At Anchore, we take a preventative, policy-based compliance approach, specific to organizational needs. Our philosophy of scanning and evaluating Docker images against user-defined policies as early as possible in the development lifecycle, greatly reduce vulnerable, non-compliant images from making their way into trusted container registries and production environments.
But what do we mean by 'policy-based compliance'? And what are some of the best practices organizations can adopt to help achieve their own compliance needs? In this post, we will first define compliance and then cover a few steps development teams can take to help to bolster their container security.
An Example of Compliance
Before we define 'policy-based compliance', it helps to gain a solid understanding of what compliance means in the world of software development. Generally speaking, compliance is a set of standards for recommended security controls laid out by a particular agency or industry that an application must adhere to. An example of such an agency is the National Institute of Standards and Technology or NIST. NIST is a non-regulatory government agency that develops technology, metrics, and standards to drive innovation and economic competitiveness at U.S. based organizations in the science and technology industry. Companies that are providing products and services to the federal government oftentimes are required to meet the security mandates set by NIST. An example of one of these documents is NIST SP 800-190, which addresses the security concerns that are associated with application container technologies.

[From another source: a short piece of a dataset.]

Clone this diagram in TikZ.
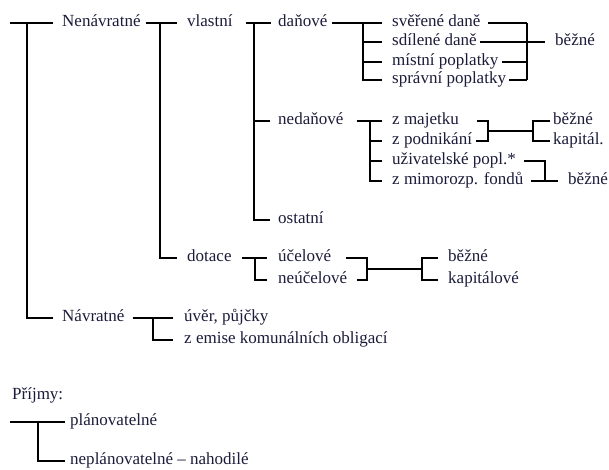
\documentclass[tikz,border=0pt]{standalone}
\usepackage{fontspec}
\setmainfont{Liberation Serif}
\usetikzlibrary{positioning,calc}
\definecolor{Ink}{HTML}{1B1B3A}
\tikzset{
  lbl/.style={anchor=west,inner sep=0pt,text height=10pt,text depth=4pt,text=Ink,
    font=\fontsize{17pt}{20pt}\selectfont},
  bar/.style={draw=black,line width=2.6pt},
  thinbar/.style={draw=black,line width=1.5pt},
  midbar/.style={draw=black,line width=2pt}
}
\begin{document}
\begin{tikzpicture}[x=1pt,y=-1pt]
    \useasboundingbox (0,0) rectangle (609,469);

    % texty
    \node[lbl] (nenavr) at (62,23) {Nenávratné};
    \node[lbl] (navr) at (62,318) {Návratné};
    \node[lbl] (vlastni) at (187,23) {vlastní};
    \node[lbl] (dotace) at (187,258) {dotace};
    \node[lbl] (uver) at (184,318) {úvěr, půjčky};
    \node[lbl] (emise) at (184,340) {z emise komunálních obligací};
    \node[lbl] (danove) at (278,23) {daňové};
    \node[lbl] (nedanove) at (278,121) {nedaňové};
    \node[lbl] (ostatni) at (278,220) {ostatní};
    \node[lbl] (ucelove) at (278,258) {účelové};
    \node[lbl] (neucelove) at (278,280) {neúčelové};
    \node[lbl] (sverene) at (392,23) {svěřené daně};
    \node[lbl] (sdilene) at (392,42) {sdílené daně};
    \node[lbl] (mistni) at (392,62) {místní poplatky};
    \node[lbl] (spravni) at (392,80) {správní poplatky};
    \node[lbl] (majetek) at (392,121) {z majetku};
    \node[lbl] (podnikani) at (392,141) {z podnikání};
    \node[lbl] (uzivatel) at (392,161) {uživatelské popl.*};
    \node[lbl] (mimorozp) at (392,181) {z mimorozp. fondů};
    \node[lbl] (bezneA) at (555,42) {běžné};
    \node[lbl] (bezneB) at (553,121) {běžné};
    \node[lbl] (kapital) at (553,141) {kapitál.};
    \node[lbl] (bezneC) at (568,181) {běžné};
    \node[lbl] (bezneD) at (448,258) {běžné};
    \node[lbl] (kapitalove) at (448,280) {kapitálové};
    \node[lbl] (prijmy) at (12,396) {Příjmy:};
    \node[lbl] (plan) at (70,422) {plánovatelné};
    \node[lbl] (neplan) at (70,461) {neplánovatelné – nahodilé};

    % hlavni strom
    \coordinate (r0) at (10,23); \coordinate (r1) at (27,23);
    \draw[bar] (r0) -- ([xshift=-9]nenavr.west);
    \draw[bar] (r1) |- ([xshift=-9]navr.west);

    \coordinate (v1) at (160,23);
    \draw[bar] ([xshift=5]nenavr.east) -- ([xshift=-10]vlastni.west);
    \draw[bar] (v1) |- ([xshift=-10]dotace.west);

    \coordinate (d1) at (254,23);
    \draw[bar] ([xshift=13]vlastni.east) -- ([xshift=-7]danove.west);
    \draw[bar] (d1) |- ([xshift=-8]ostatni.west);
    \draw[thinbar] (d1 |- nedanove.west) -- ([xshift=-8]nedanove.west);

    % danove
    \coordinate (t1) at (363,23); \coordinate (t2) at (527,23);
    \draw[bar] ([xshift=5]danove.east) -- ([xshift=-10]sverene.west);
    \foreach \n in {sdilene,mistni,spravni}
      \draw[bar] (t1) |- ([xshift=-10]\n.west);
    \draw[thinbar] ([xshift=7]sverene.east) -- (t2);
    \foreach \n in {sdilene,mistni,spravni}
      \draw[bar] ([xshift=3]\n.east) -- (t2 |- \n.west);
    \draw[bar] (t2) -- (t2 |- spravni.west);
    \draw[bar] (t2 |- sdilene.west) -- ([xshift=-10]bezneA.west);

    % nedanove
    \coordinate (n1) at (370,121);
    \draw[thinbar] ([xshift=13]nedanove.east) -- ([xshift=-10]majetek.west);
    \foreach \n in {podnikani,uzivatel,mimorozp}
      \draw[bar] (n1) |- ([xshift=-10]\n.west);
    \coordinate (n2) at (488,121); \coordinate (n3) at (533,121);
    \draw[bar] ([xshift=18]majetek.east) -- (n2) -- (n2 |- podnikani.west)
      -- ([xshift=4]podnikani.east);
    \draw[bar] ($(n2)!.5!(n2 |- podnikani.west)$) -- ($(n3)!.5!(n3 |- kapital.west)$);
    \draw[bar] ([xshift=-3]bezneB.west) -- (n3) -- (n3 |- kapital.west)
      -- ([xshift=-3]kapital.west);
    \coordinate (n4) at (545,161);
    \draw[bar] ([xshift=8]uzivatel.east) -- (n4) -- (n4 |- mimorozp.west);
    \draw[bar] ([xshift=7]mimorozp.east) -- ([xshift=-10]bezneC.west);

    % dotace
    \coordinate (u1) at (255,258);
    \draw[bar] ([xshift=10]dotace.east) -- ([xshift=-11]ucelove.west);
    \draw[bar] (u1) |- ([xshift=-11]neucelove.west);
    \coordinate (u2) at (367,258); \coordinate (u3) at (422,258);
    \draw[bar] ([xshift=15]ucelove.east) -- (u2) -- (u2 |- neucelove.west)
      -- ([xshift=10]neucelove.east);
    \draw[bar] ($(u2)!.5!(u2 |- neucelove.west)$) -- ($(u3)!.5!(u3 |- kapitalove.west)$);
    \draw[bar] ([xshift=-10]bezneD.west) -- (u3) -- (u3 |- kapitalove.west)
      -- ([xshift=-10]kapitalove.west);

    % navratne
    \coordinate (w1) at (153,318);
    \draw[bar] ([xshift=8]navr.east) -- ([xshift=-11]uver.west);
    \draw[bar] (w1) |- ([xshift=-11]emise.west);

    % prijmy
    \coordinate (p0) at (10,422); \coordinate (p1) at (38,422);
    \draw[midbar] (p0) -- ([xshift=-5]plan.west);
    \draw[midbar] (p1) |- ([xshift=-5]neplan.west);
\end{tikzpicture}
\end{document}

What do we mean by 'Policy-based'?
Now that we have a definition and example, we can begin to discuss the aspect role play in achieving compliance. In short, policy-based compliance means adhering to a set compliance requirements via customizable rules defined by a user. In some cases, security software tools will contain a policy engine that allows for development teams to create rules that correspond to a particular security concern addressed in a compliance publication.
How can Organizations Achieve Compliance in Containerized Environments?
Here at Anchore, our focus is helping organizations secure their container environments by scanning and analyzing container images. Oftentimes, our customers come to us to help them achieve certain compliance requirements they have, and we can often point them to our policy engine. Anchore policies are user-defined checks that are evaluated against an analyzed image. A best practice for implementing these checks is through a step in CI/CD. By adding an Anchore image scanning step in a CI tool like Jenkins or Gitlab, development teams can create an added layer of governance to their build pipeline.
Complete Approach to Image Scanning
Adding image scanning against a list of CVEs to a build pipeline allows developers to be proactive about security as they will get a near-immediate feedback loop on potentially vulnerable images. Anchore image scanning will identify any known vulnerabilities in the container images, enforcing a shift-left paradigm in the development lifecycle. Once vulnerabilities have been identified, reports can be generated listing information about the CVEs and vulnerable packages within the images. In addition, Anchore can be configured to send webhooks to specified endpoints if new CVEs have published that impact an image that has been previously scanned. At Anchore, we've seen integrations with Slack or JIRA to alert teams or file tickets automatically when vulnerabilities are discovered.
Once an image has been analyzed and its content has been discovered, categorized, and processed, the resulting data can be evaluated against a user-defined set of rules to give a final pass or fail recommendation for the image. It is typically at this stage that security and DevOps teams want to add a layer of control to the images being scanned in order to make decisions on which images should be promoted into production environments.
Anchore policy bundles (structured as JSON documents) are the unit of policy definition and evaluation. A user may create multiple policy bundles, however, for evaluation, only one can be marked as 'active'. The policy is expressed as a policy bundle, which is made up of a set of rules to perform an evaluation of an image. These rules can define a check against an image for things such as:
- Security vulnerabilities
- Package whitelists and blacklists
- Configuration file contents
- Presence of credentials in an image
- Image manifest changes
- Exposed ports
Anchore policies return a pass or fail decision result.
Putting it Together with Compliance
Given the variance of compliance needs across different enterprises, having a flexible and robust policy engine becomes a necessity for organizations needing to adhere to one or many sets of standards. In addition, managing and securing container images in CI/CD environments can be challenging without the proper workflow. However, with Anchore, development and security teams can harden their container security posture by adding an image scanning step to their CI, reporting back on CVEs, and fine-tuning policies meet compliance requirements. With compliance checks in place, only container images that meet the standards laid out a particular agency or industry will be allowed to make their way into production-ready environments.
Taking a policy-based compliance approach is a multi-team effort. Developers, testers, and security engineers should be in constant collaboration on policy creation, CI workflow, and notification/alert. With all of these aspects in-check, compliance can simply become part of application testing and overall quality and product development. Most importantly, it allows organizations to create and ship products with a much higher level of confidence knowing that the appropriate methods and tooling are in place to meet industry-specific compliance requirements.